La plupart des autres plantes requièrent un mordant. Le mordançage est la première étape du processus de teinture, permettant de créer une affinité entre le colorant de la plante et la fibre. Traditionnellement, des sels d’aluminium ou d’alun sont utilisés. Cependant, ces sels proviennent d’un minerai, l’aluminium, dont l’exploitation est néfaste pour l’environnement. Céline a choisi de ne pas utiliser de sels d’alun pour rester cohérente avec sa démarche écologique. Elle expérimente des solutions alternatives, utilisant des plantes locales comme mordant.

Une approche expérimentale

Céline, bien qu’amatrice, se lance dans de nombreuses expériences. Avec des outils simples, parfois bricolés, elle crée des décoctions variées, joue avec les températures et le nombre de bains. Elle utilise l’eau de pluie, collectée dans une grande cuve en ciment, car elle est plus douce. Les récipients utilisés sont en inox ou des faitouts en aluminium recyclés, car ils n’affectent pas les réactions chimiques. En plus de sa petite production et de la cueillette sauvage, elle achète des plantes chez un herboriste ou dans des boutiques spécialisées.

Une filière en plein essor

Ces dernières années, Céline a constaté une augmentation du nombre de cultivateurs de plantes tinctoriales, tels que l’indigo, la garance et la gaude. La filière de la teinture est longue et complexe, allant de la culture des plantes et de l’élevage des animaux à la réalisation de pièces tissées ou brodées. Chaque étape nécessite des spécialistes, qu’il est crucial de préserver.

Un quotidien rythmé par la nature

Un atelier à ciel ouvert

Une petite grange abrite le matériel pour les bains, mais elle est ouverte aux quatre vents, rendant le travail difficile en hiver. Céline aime toucher les fibres, ce qui l’aide à juger de son travail. Ses mains sont souvent colorées, et lorsqu’elle se brûle, elle accepte de porter des gants, bien qu’elle aimerait en trouver qui protègent tout en permettant de sentir les fibres.

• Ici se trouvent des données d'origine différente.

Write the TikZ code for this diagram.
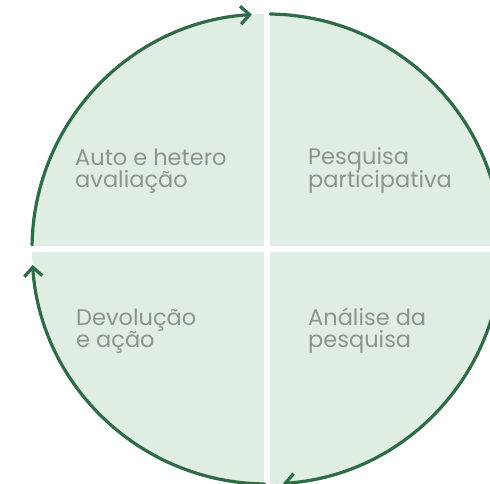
\documentclass[tikz,border=0pt]{standalone}
\usepackage{fontspec}
\setmainfont{Poppins}
\usetikzlibrary{arrows.meta,positioning}
\definecolor{leaf}{HTML}{2E6B46}
\definecolor{mint}{HTML}{E0EDE3}
\definecolor{label gray}{HTML}{8E938F}

\begin{document}
\begin{tikzpicture}
    [x=1pt, y=1pt,
    quarter/.style = {fill=mint},
    gap/.style = {draw=white, line width=5.5pt},
    cycle arc/.style = {draw=leaf, line width=3.2pt, line cap=round,
      -{Straight Barb[length=9pt, width=18pt, line width=3.2pt]}},
    phase/.style = {anchor=base west, align=left, inner sep=0pt, text=label gray,
      font=\fontsize{22.5}{22.5}\selectfont}]

    \clip (0,0) rectangle (490,484);
    \coordinate (O) at (267,235);

    % disc split in four
    \fill [quarter] (O) circle (235);
    \draw [gap] ([xshift=-240]O) -- ([xshift=240]O);
    \draw [gap] ([yshift=-240]O) -- ([yshift=240]O);

    % the cycle
    \draw [cycle arc] ([shift={(179:235)}]O) arc [start angle=179, end angle=93.7, radius=235];
    \draw [cycle arc] ([shift={(89.2:235)}]O) arc [start angle=89.2, end angle=-86.1, radius=235];
    \draw [cycle arc] ([shift={(-90.6:235)}]O) arc [start angle=-90.6, end angle=-176.1, radius=235];

    \node [phase] (Auto) at (75,296) {Auto e hetero\\avaliação};
    \node [phase] (Pesquisa) at (308,296) {Pesquisa\\participativa};
    \node [phase] (Devolucao) at (76,136) {Devolução\\e ação};
    \node [phase] (Analise) at (308,136) {Análise da\\pesquisa};
  \end{tikzpicture}
\end{document}
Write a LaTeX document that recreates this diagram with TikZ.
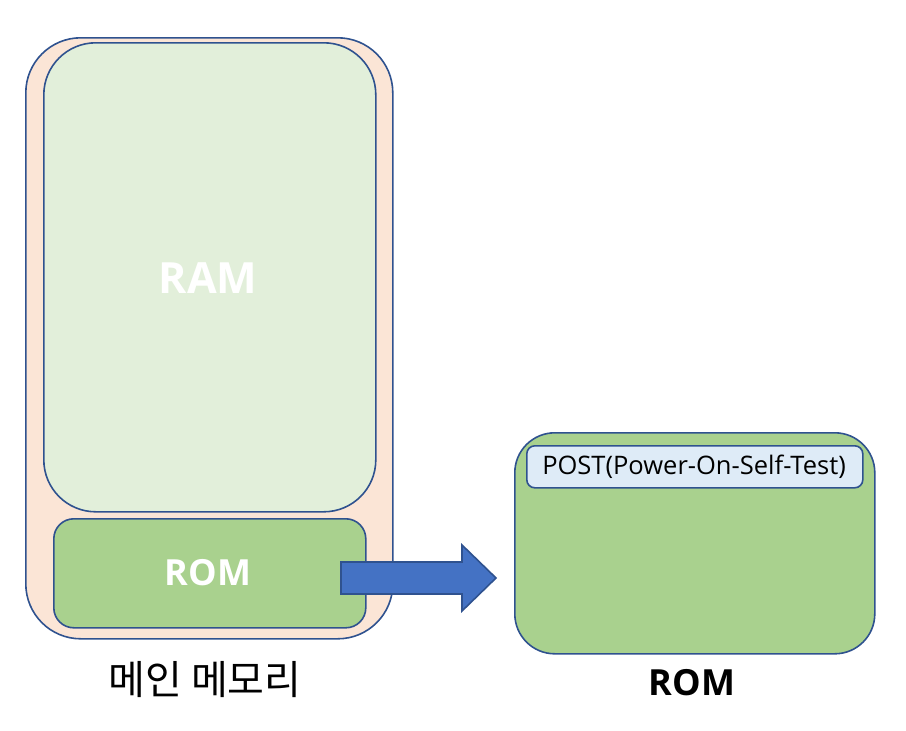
\documentclass[tikz,border=0pt]{standalone}
\usepackage{fontspec}
\setmainfont{Open Sans}
\newfontfamily\krfont{Noto Sans CJK KR}
\definecolor{edge}{HTML}{2F528F}
\definecolor{peach}{HTML}{FBE5D6}
\definecolor{palegreen}{HTML}{E2EFDA}
\definecolor{midgreen}{HTML}{A9D18E}
\definecolor{paleblue}{HTML}{DEEBF7}
\definecolor{arrowblue}{HTML}{4472C4}
\begin{document}
\begin{tikzpicture}[x=1pt,y=-1pt,
  box/.style={draw=edge,line width=1.6pt,rectangle,inner sep=0pt,anchor=north west},
  bigtext/.style={font=\bfseries\fontsize{43}{48}\selectfont,text=white},
  midtext/.style={font=\bfseries\fontsize{36}{40}\selectfont}]
\useasboundingbox (0,0) rectangle (906,731);
\node[box,fill=peach,rounded corners=55pt,minimum width=367pt,minimum height=601pt] (mem) at (25,37) {};
\node[box,fill=palegreen,rounded corners=52pt,minimum width=332pt,minimum height=469pt] (ram) at (43,42) {};
\node[bigtext] (ramlbl) at (208,278) {RAM};
\node[box,fill=midgreen,rounded corners=20pt,minimum width=312pt,minimum height=109pt] (rom) at (53,518) {};
\node[midtext,text=white] (romlbl) at (208,573) {ROM};
\node[box,fill=midgreen,rounded corners=40pt,minimum width=360pt,minimum height=221pt] (rom2) at (514,432) {};
\node[box,fill=paleblue,rounded corners=8pt,minimum width=336pt,minimum height=42pt] (post) at (526,445) {};
\node[font=\fontsize{25.5}{30}\selectfont,inner sep=0pt] (postlbl) at (694,467) {POST(Power-On-Self-Test)};
\node[midtext] (rom2lbl) at (692,683) {ROM};
\node[font=\krfont\fontsize{40}{44}\selectfont] (memlbl) at (205,680) {메인 메모리};
\draw[draw=edge,line width=1.6pt,fill=arrowblue,line join=miter]
  (341,562) -- (462,562) -- (462,545) -- (496,578) -- (462,611) -- (462,594) -- (341,594) -- cycle;
\end{tikzpicture}
\end{document}
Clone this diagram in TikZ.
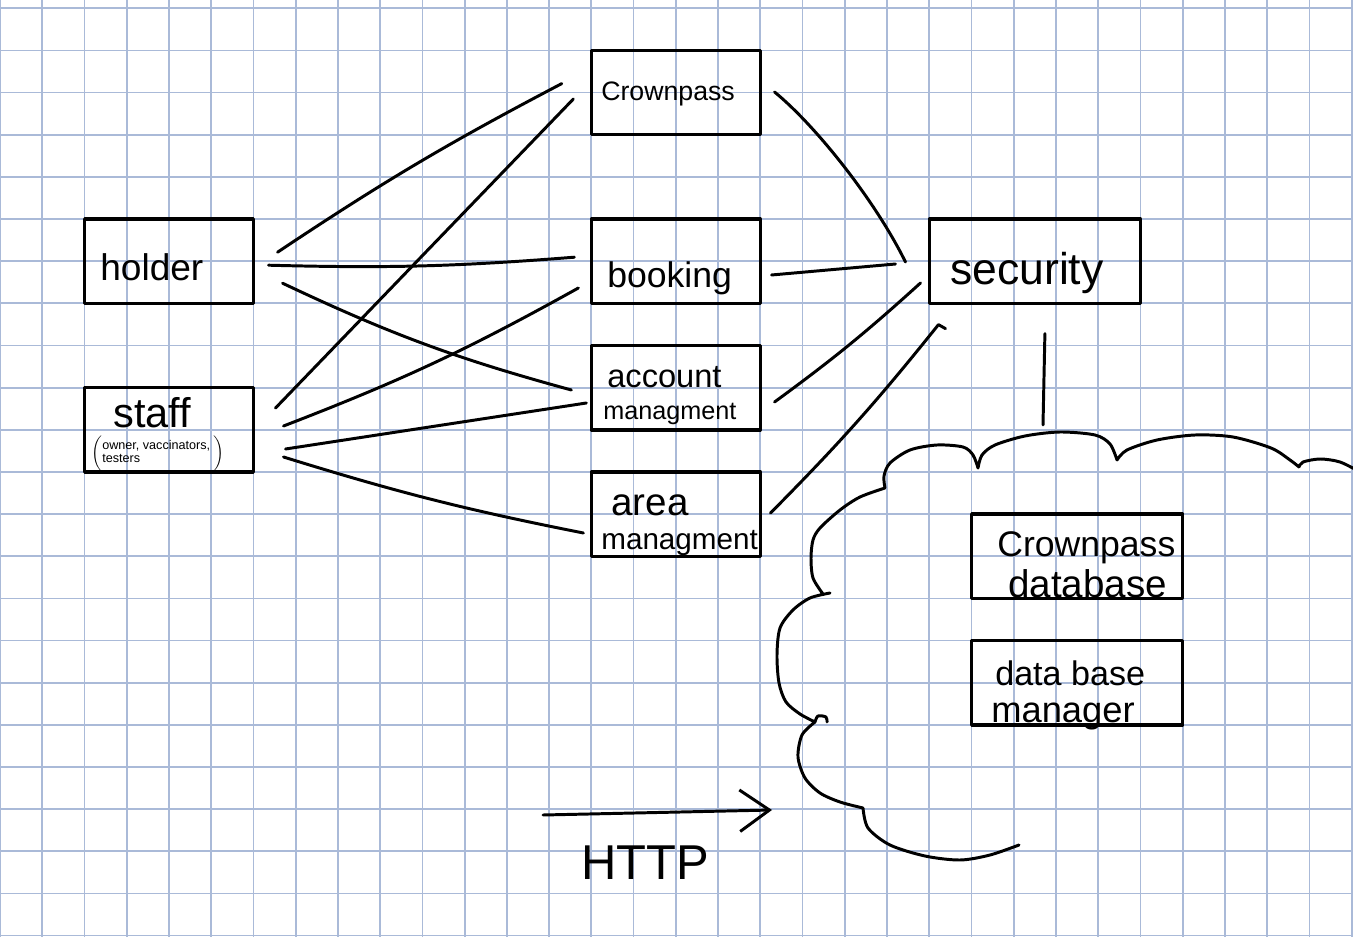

Une activité dépendante du temps

Le travail de teinture dépend fortement des conditions météorologiques et du temps qui passe. Il est difficile de planifier le travail à l’avance, et compter ses heures reste un rêve pour Céline. Entre la préparation des décoctions d’herbes, les bains et le lavage des fibres, le travail est très physique et nécessite des conditions météo favorables. Travaillant seule, toute son activité dépend du soleil et de la pluie.

L’atelier intérieur

En plus de la grange, Céline dispose d’un atelier dans sa maison pour les jours de pluie. Elle y prépare ses commandes, y prend ses magnifiques photos et gère sa vitrine virtuelle sur Instagram, où elle compte plus de 11 000 abonnés. Certaines boutiques, comme Loop London, commencent à vendre ses produits.

Une artiste dans l’âme

Céline aime jouer avec les couleurs, observer la couleur monter sur la fibre et explorer les possibilités offertes par chaque plante. Elle ne souhaite pas « teindre à façon », c’est-à-dire recevoir des commandes pour des couleurs spécifiques. « Je ne cherche pas une couleur en particulier mais ce que peut offrir une plante », dit-elle. Cela révèle l’âme d’une artiste en elle.

Aujourd’hui, Céline a quitté son travail de juriste pour se consacrer entièrement à ses teintures. Depuis juillet, elle propose des kits pour apprendre à teindre ses fibres, ainsi que des assortiments de fils à broder. Elle privilégie les fibres locales et de fabrication française, offrant aux brodeuses des matières premières uniques et de haute qualité.